We always take for granted that an aluminum baseball bat is more robust than a wooden bat. Yet, hardly anyone goes into the details of why that’s the case. So, how much more power does an aluminum bat add when hitting a baseball or softball?
Allows for a Healthier Cut
The most compelling advantage of an aluminum bat over other types is that it’s lighter. Due to its hollow barrel, a hitter has a more aggressive and powerful swing when using an aluminum bat. If you took three wooden youth bats with varying weights, you would find that the center of mass is the same. An aluminum bat, albeit heavier in ounces, feels light when swinging.
Wider Sweet Spots
Although clutch-hitting is more of an observant trait that a player possesses rather than a quantifiable one, it’s clear that some hitters show up when you need them the most. You can say that about an aluminum bat’s “sweet spot,” considering everyone has a different definition.

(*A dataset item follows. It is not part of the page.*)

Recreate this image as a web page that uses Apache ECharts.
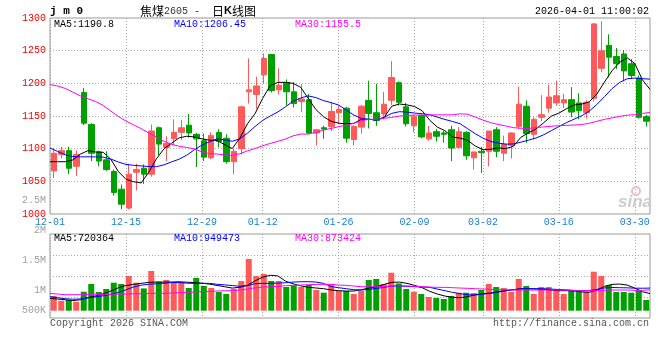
<!DOCTYPE html>
<html><head><meta charset="utf-8">
<script src="https://cdn.jsdelivr.net/npm/echarts@6/dist/echarts.min.js"></script>
<style>html,body{margin:0;padding:0;background:#fff}#c{width:660px;height:360px}</style>
</head><body><div id="c"></div>
<script>
const dates = ['12-01','12-02','12-03','12-04','12-05','12-08','12-09','12-10','12-11','12-12',
 '12-15','12-16','12-17','12-18','12-19','12-22','12-23','12-24','12-25','12-26',
 '12-29','12-30','12-31','01-05','01-06','01-07','01-08','01-09','01-12','01-13',
 '01-14','01-15','01-16','01-19','01-20','01-21','01-22','01-23','01-26','01-27',
 '01-28','01-29','01-30','02-02','02-03','02-04','02-05','02-06','02-09','02-10',
 '02-11','02-12','02-13','02-24','02-25','02-26','02-27','03-02','03-03','03-04',
 '03-05','03-06','03-09','03-10','03-11','03-12','03-13','03-16','03-17','03-18',
 '03-19','03-20','03-23','03-24','03-25','03-26','03-27','03-30','03-31','04-01'];
const labelDates = ['12-01','12-15','12-29','01-12','01-26','02-09','03-02','03-16','03-30'];
const opens = [1066,1091,1097,1073,1186,1137,1095,1083,1065,1038,
 1009,1064,1070,1061,1132,1102,1115,1125,1136,1122,
 1112,1086,1125,1116,1080,1100,1187,1183,1213,1244,
 1190,1201,1187,1172,1175,1124,1132,1134,1155,1162,
 1114,1133,1174,1155,1153,1174,1201,1164,1135,1151,
 1115,1126,1124,1129,1102,1125,1086,1096,1096,1129,
 1093,1105,1134,1165,1122,1148,1162,1170,1170,1175,
 1170,1155,1177,1223,1258,1241,1245,1230,1208,1149];
const closes = [1093,1097,1070,1091,1139,1093,1081,1068,1033,1015,
 1061,1068,1061,1127,1107,1108,1125,1132,1124,1115,
 1087,1120,1111,1080,1096,1164,1190,1196,1238,1189,
 1197,1187,1169,1176,1124,1129,1130,1157,1160,1116,
 1134,1165,1154,1143,1168,1209,1171,1138,1149,1118,
 1124,1119,1122,1101,1126,1089,1095,1094,1127,1096,
 1107,1124,1168,1123,1145,1152,1179,1181,1175,1156,
 1158,1171,1291,1250,1240,1230,1219,1212,1148,1142];
const lows = [1055,1085,1061,1058,1136,1081,1073,1066,1028,1007,
 1007,1036,1046,1057,1090,1081,1105,1113,1117,1072,
 1081,1084,1102,1077,1061,1091,1169,1161,1200,1186,
 1183,1166,1163,1156,1122,1105,1115,1127,1137,1109,
 1105,1123,1131,1135,1145,1167,1166,1134,1125,1116,
 1112,1111,1109,1081,1100,1083,1068,1063,1073,1087,
 1081,1085,1130,1109,1114,1142,1155,1166,1162,1148,
 1145,1146,1172,1217,1209,1222,1203,1207,1146,1134];
const highs = [1101,1103,1103,1097,1193,1139,1097,1096,1068,1045,
 1077,1077,1076,1137,1134,1119,1145,1144,1153,1124,
 1123,1125,1130,1122,1100,1166,1238,1210,1246,1245,
 1223,1206,1202,1199,1184,1130,1135,1170,1166,1164,
 1136,1167,1204,1199,1187,1234,1203,1170,1152,1152,
 1135,1130,1127,1135,1133,1127,1095,1103,1127,1133,
 1120,1125,1195,1174,1148,1182,1198,1204,1184,1194,
 1185,1174,1292,1295,1275,1254,1251,1237,1212,1152];
const ma5 = [1080,1080,1080,1082.7,1091.6,1097,1095,1094.4,1084,1065,
 1053.2,1049.4,1047.5,1063.8,1084.4,1099.7,1108.2,1116.5,1119,1118,
 1115,1113,1112.6,1106,1100.2,1116.2,1138,1153.7,1177,1196.7,
 1201.4,1201.6,1200,1194,1177,1160,1149,1142,1139,1138,
 1138.8,1145,1145,1144,1148,1165,1168.4,1167,1164.5,1158,
 1143.5,1133,1127.4,1117.7,1116.2,1112.6,1104,1098.4,1099,1101.4,
 1100,1103.5,1117.4,1124.3,1130.3,1139.6,1149.7,1154.4,1161.1,1166.7,
 1168.2,1171.6,1183.5,1202,1219.2,1232.2,1239,1230.4,1205.4,1190.8];
const ma10 = [1101,1095.8,1090.6,1087.9,1087.5,1087.5,1087.5,1087,1084.2,1079.5,
 1076,1074.5,1073.6,1072.6,1072.4,1075.2,1079.7,1083.9,1090,1098.2,
 1105.4,1110.6,1114.9,1113.5,1111.3,1115.1,1123.8,1133.9,1143.3,1150,
 1156.2,1164.1,1172.6,1177.6,1180.8,1178.2,1173.6,1170.5,1166.8,1159.1,
 1151.5,1146.4,1144.9,1143.8,1147.9,1154,1156.6,1156,1154.5,1153.5,
 1152,1148.3,1144.7,1141.6,1138.1,1130.4,1122.8,1116.2,1111.1,1108.6,
 1106.9,1107.2,1109.9,1113,1116.4,1121.2,1127.5,1133.8,1139.9,1145.1,
 1150.3,1157.4,1167.7,1179.5,1191.9,1201.3,1207,1208.1,1207.1,1206.45];
const ma30 = [1198,1195.9,1192.2,1186.5,1180.8,1176.3,1172.2,1166.2,1157.7,1149.4,
 1142.2,1136.5,1130.7,1124.1,1117.8,1111.2,1106.7,1103.7,1101.9,1099.7,
 1095.2,1092.3,1091.8,1090.5,1089.8,1092.2,1096.6,1100.3,1104.4,1108,
 1111.2,1114.8,1119.6,1122.3,1122.4,1124.8,1128.4,1131,1133.6,1136.2,
 1138.7,1142.8,1144.9,1144.9,1146.4,1147.9,1150,1151,1151.3,1151.4,
 1151.5,1151.8,1151.8,1151.8,1153.3,1152.8,1148.3,1143.8,1139.9,1137.1,
 1134.7,1132.2,1131.2,1130.9,1132.3,1133.3,1134.3,1135.2,1135.7,1136.2,
 1136.9,1138.8,1141.9,1144.8,1147.1,1149.4,1151.3,1152,1153.9,1155.5];
const volumes = [617000,420000,449000,378000,798000,1121000,785000,911000,1176000,1121000,
 1457000,1176000,937000,1667000,1218000,1289000,1189000,1205000,953000,1373000,
 1037000,953000,785000,701000,911000,1247000,2171000,1457000,1541000,1247000,
 1247000,995000,1050000,995000,1079000,869000,756000,1105000,827000,827000,
 701000,827000,1289000,1331000,1121000,1596000,1147000,911000,798000,701000,
 575000,533000,491000,617000,756000,756000,743000,869000,1121000,995000,
 953000,785000,1331000,1037000,701000,995000,995000,895000,701000,827000,
 827000,785000,1638000,1457000,1079000,785000,785000,756000,869000,449000];
const volMa5 = [518000,490000,461000,425000,460000,551000,620000,710000,823000,962000,
 1057000,1105000,1147000,1190000,1204000,1204000,1204000,1214000,1198000,1180000,
 1155000,1116000,1062000,1006000,949000,984000,1064000,1254000,1407000,1489000,
 1461000,1244000,1130000,1043000,984000,954000,925000,870000,840000,826000,
 826000,882000,952000,1008000,1106000,1190000,1204000,1148000,1064000,966000,
 812000,700000,616000,560000,546000,588000,672000,714000,742000,798000,
 847000,883000,924000,920000,910000,901000,868000,840000,840000,830000,
 790000,773000,867000,1019000,1104000,1120000,1075000,950000,795000,720364];
const volMa10 = [588000,545000,503000,482000,491000,535000,584000,627000,686000,765000,
 877000,996000,1072000,1110000,1130000,1153000,1182000,1180000,1156000,1148000,
 1148000,1148000,1109000,1084000,1056000,1027000,1057000,1135000,1148000,1148000,
 1160000,1174000,1201000,1217000,1218000,1205000,1150000,1012000,967000,924000,
 882000,868000,896000,938000,980000,1036000,1036000,1022000,1008000,994000,
 980000,910000,840000,770000,714000,672000,658000,700000,728000,784000,
 837000,879000,914000,924000,924000,920000,905000,891000,872000,849000,
 835000,843000,897000,956000,974000,966000,960000,945000,943000,949473];
const volMa30 = [728000,699000,672000,672000,672000,686000,686000,686000,686000,700000,
 700000,714000,714000,728000,728000,728000,742000,756000,770000,784000,
 798000,812000,826000,840000,840000,868000,914000,959000,990000,1008000,
 1022000,1050000,1064000,1078000,1092000,1106000,1106000,1106000,1078000,1064000,
 1036000,1008000,1008000,1008000,1022000,1036000,1050000,1036000,1022000,1008000,
 994000,980000,980000,966000,952000,938000,924000,910000,896000,882000,
 882000,868000,868000,868000,868000,868000,868000,868000,868000,854000,
 840000,840000,840000,854000,868000,868000,868000,854000,854000,873424];
const volTickLabels = ['2.5M','2M','1.5M','1M','500K'];
const maTexts = ['MA5:1190.8','MA10:1206.45','MA30:1155.5'];
const volMaTexts = ['MA5:720364','MA10:949473','MA30:873424'];

const UP = '#ff5a5a', DOWN = '#00a000';
const MONO = '"Liberation Mono","DejaVu Sans Mono",monospace';
const chart = echarts.init(document.getElementById('c'), null, {renderer:'canvas'});
const isLabel = (i, v) => labelDates.indexOf(v) >= 0;
const dotted = {type:[1,2], color:'#a8a8a8', width:1};
const maColors = ['#000000','#0000ff','#ff00ff'];

function txt(x, y, text, fill, opt) {
  return Object.assign({type:'text', x:x, y:y, silent:true, z:100,
    style:Object.assign({text:text, fill:fill, fontSize:10, fontFamily:MONO, align:'left', verticalAlign:'middle'}, opt||{})});
}
const volLabelY = [200.5, 230.5, 260.7, 290.7, 310.7];
const graphics = [
  txt(50, 11, 'j m 0', '#000', {fontWeight:'bold', fontSize:11}),
  {type:'text', x:140, y:11, silent:true, style:{text:'{c|焦煤}{a|2605 -  }{c|日}{b|K}{c|线图}', verticalAlign:'middle',
    rich:{c:{fontSize:12, fontFamily:'"Noto Sans CJK SC"', fill:'#000'},
          a:{fontSize:10, fontFamily:MONO, fill:'#333'},
          b:{fontSize:11, fontFamily:'"Liberation Sans"', fontWeight:'bold', fill:'#000'}}}},
  txt(649, 11.5, '2026-04-01 11:00:02', '#000', {align:'right'}),
  txt(54, 24, maTexts[0], maColors[0]),
  txt(174, 24, maTexts[1], maColors[1]),
  txt(295, 24, maTexts[2], maColors[2]),
  txt(54, 238.5, volMaTexts[0], maColors[0]),
  txt(174, 238.5, volMaTexts[1], maColors[1]),
  txt(295, 238.5, volMaTexts[2], maColors[2]),
  txt(50, 323, 'Copyright 2026 SINA.COM', '#555'),
  txt(649, 323, 'http://finance.sina.com.cn', '#555', {align:'right'}),
  {type:'circle', shape:{cx:636, cy:191, r:4}, silent:true, z:1, style:{fill:'none', stroke:'#f3bcbc', lineWidth:2}},
  txt(635, 202, 'sina', '#cccccc', {align:'center', fontSize:17, fontWeight:'bold', fontStyle:'italic', fontFamily:'"Liberation Sans"'})
];
volTickLabels.forEach((t, k) => graphics.push(txt(46, volLabelY[k], t, '#a0a0a0', {align:'right'})));

const candleData = opens.map((o, i) => [o, closes[i], lows[i], highs[i]]);
const volData = volumes.map((v, i) => ({value:v, itemStyle:{color: closes[i] >= opens[i] ? UP : DOWN}}));

function maSeries(data, color, xi, yi) {
  return {type:'line', xAxisIndex:xi, yAxisIndex:yi, data:data, symbol:'none', silent:true,
    lineStyle:{color:color, width:1}, z:5, animation:false};
}

chart.setOption({
  animation:false,
  backgroundColor:'#fff',
  grid:[
    {left:50, top:18, width:600, height:196, show:true, borderColor:'#999', borderWidth:1},
    {left:50, top:234, width:600, height:84, show:true, borderColor:'#999', borderWidth:1}
  ],
  xAxis:[
    {type:'category', gridIndex:0, data:dates, boundaryGap:true, show:false},
    {type:'category', gridIndex:0, data:dates, boundaryGap:false, position:'bottom',
     axisLine:{show:false}, axisTick:{show:false},
     axisLabel:{interval:isLabel, color:'#1a7fd4', fontSize:10, fontFamily:MONO, margin:3},
     splitLine:{show:true, interval:isLabel, lineStyle:dotted}},
    {type:'category', gridIndex:1, data:dates, boundaryGap:true, show:false},
    {type:'category', gridIndex:1, data:dates, boundaryGap:false,
     axisLine:{show:false}, axisTick:{show:false}, axisLabel:{show:false},
     splitLine:{show:true, interval:isLabel, lineStyle:dotted}}
  ],
  yAxis:[
    {type:'value', gridIndex:0, min:1000, max:1300, interval:50,
     axisLine:{show:false}, axisTick:{show:false},
     axisLabel:{color:'#ee0000', fontSize:10, fontFamily:MONO, margin:4, padding:[0,0,4,0],
       formatter:(v) => String(v)},
     splitLine:{show:true, showMinLine:false, showMaxLine:false, lineStyle:dotted}},
    {type:'value', gridIndex:1, min:-306600, max:3221400, show:false},
    {type:'value', gridIndex:1, min:0, max:4, interval:1,
     axisLine:{show:false}, axisTick:{show:false}, axisLabel:{show:false},
     splitLine:{show:true, showMinLine:false, showMaxLine:false, lineStyle:dotted}}
  ],
  series:[
    {type:'candlestick', xAxisIndex:0, yAxisIndex:0, data:candleData, barWidth:6, silent:true,
     itemStyle:{color:UP, color0:DOWN, borderColor:UP, borderColor0:DOWN, borderWidth:1}},
    maSeries(ma5, maColors[0], 1, 0),
    maSeries(ma10, maColors[1], 1, 0),
    maSeries(ma30, maColors[2], 1, 0),
    {type:'bar', xAxisIndex:2, yAxisIndex:1, data:volData, barWidth:6, silent:true},
    maSeries(volMa5, maColors[0], 3, 1),
    maSeries(volMa10, maColors[1], 3, 1),
    maSeries(volMa30, maColors[2], 3, 1)
  ],
  graphic:graphics
});
</script></body></html>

Some hitters might consider the bat’s sweet spot as where you make contact, and it doesn’t hurt your hands. However, that location on the bat might not be where you get the most exit velocity. When trying to find the best bat, many manufacturers may advertise that their bat has the best sweet spot on the market, giving you the best chance to crush the ball, even if you don’t make solid contact. Don’t fall for that ploy; instead, find the right bat that yields the best results when squaring up.
Aluminum Bats Don’t Break
One of the most obvious indicators that an aluminum bat gives a hitter a more powerful punch is that it doesn’t break. When watching a baseball game, I often see hitters bat a ball on the handle, causing the bat to disintegrate on contact. While it’s not a big deal for an MLB player to get a new bat because of their sizable contracts, a parent or recreational player doesn’t want to fork over extra money for a replacement.
Other than enduring the force of contact, an aluminum bat confidently lets a hitter turn on an inside pitch, potentially getting themselves a base hit on a blooper to the outfield. A wood bat will hurt your hands, break, and you’ll be an easy out. That added power boost from aluminum can tremendously improve a player’s batting average.
A batted ball off a wood bat loses its exit velocity upon contact. On the other hand, an aluminum bat has a “trampoline effect, ” which gives the ball a springlike effect when hit. Many scientific formulas explain this, but unless you are a master’s in physics, it won’t make much sense. The best illustration I can provide is to take two people: one jumping from the ground and the other jumping on a trampoline. Who will get more air? The person on the trampoline.
An aluminum bat adds more power to the baseball diamond. Still, it’s important to know what to look for when purchasing a bat. Find a bat with the data to back up their claims, giving you the best chance to turn into a home run hitter.